Alumni Notes: Edmund W. Pease '57

Edmund W. Pease has lived a double life since graduating from GS: He pursued careers as a management executive and as a visual artist, simultaneously, and has made his mark in both.

November 15, 2012

While rising up to vice president at Chase Manhattan Bank, Pease, under the nom de brosse, or brush name, Lancelot opened four solo exhibitions in New York as well as shows in Bangkok. Fifteen of his works are held in nine institutional and corporate collections, including a major painting in the permanent collections of the National Gallery of Fine Arts in Amman, Jordan and the National Gallery of Thailand. Today he lives on a small island in Thailand and recently published his first book, River of Silence.

River of Silence is a compilation of music-inspired artwork by Pease and two other artists that was on exhibit at the National Gallery in Bangkok. Alongside the artwork are essays and commentary by a variety of music and art professionals, creating a dialogue on the aesthetic relationship between the two fields. Pease considers River of Silence a culminating event in his career as a visual artist. The title of the book and exhibit is taken from a quotation by Khalil Gibran: “Only when you drink from the river of silence shall you indeed sing.”
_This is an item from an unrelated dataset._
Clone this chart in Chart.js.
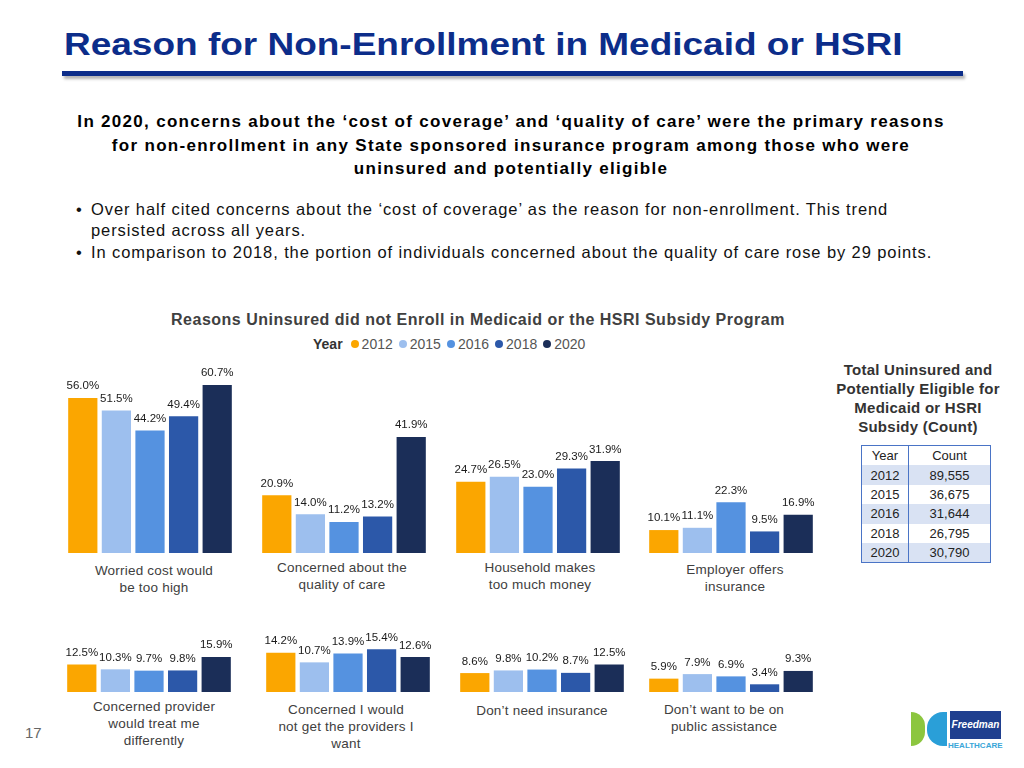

Moving back and forth between the worlds of banking and art took a special kind of discipline. Pease not only devoted long hours to his executive duties, but he was also a committee volunteer for a number of arts organizations and for GS as well. He said, in an email, “I recall working 60-70 hours for the bank  while devoting an additional 20-30 hours per week to volunteer commitments…During this period I was making small-scale works, mainly collages, that could be completed in a few hours at one setting…Sometimes I would awake from a dream in the middle of the night, get up to make a quick sketch, then return to bed, leaving the actual execution of the work until several days later when I had time to complete it.” It’s not hard to see, then, why Pease has taken to heart choreographer Garth Fagan’s favorite and oft-repeated dictum: Discipline is Freedom.

“The passion and commitment to make art is always present in me!” wrote Pease, and it is the discipline that ensures he completes his artworks—even though he says that the lapse time from initial inspiration to complete, fully realized work might stretch from weeks to years.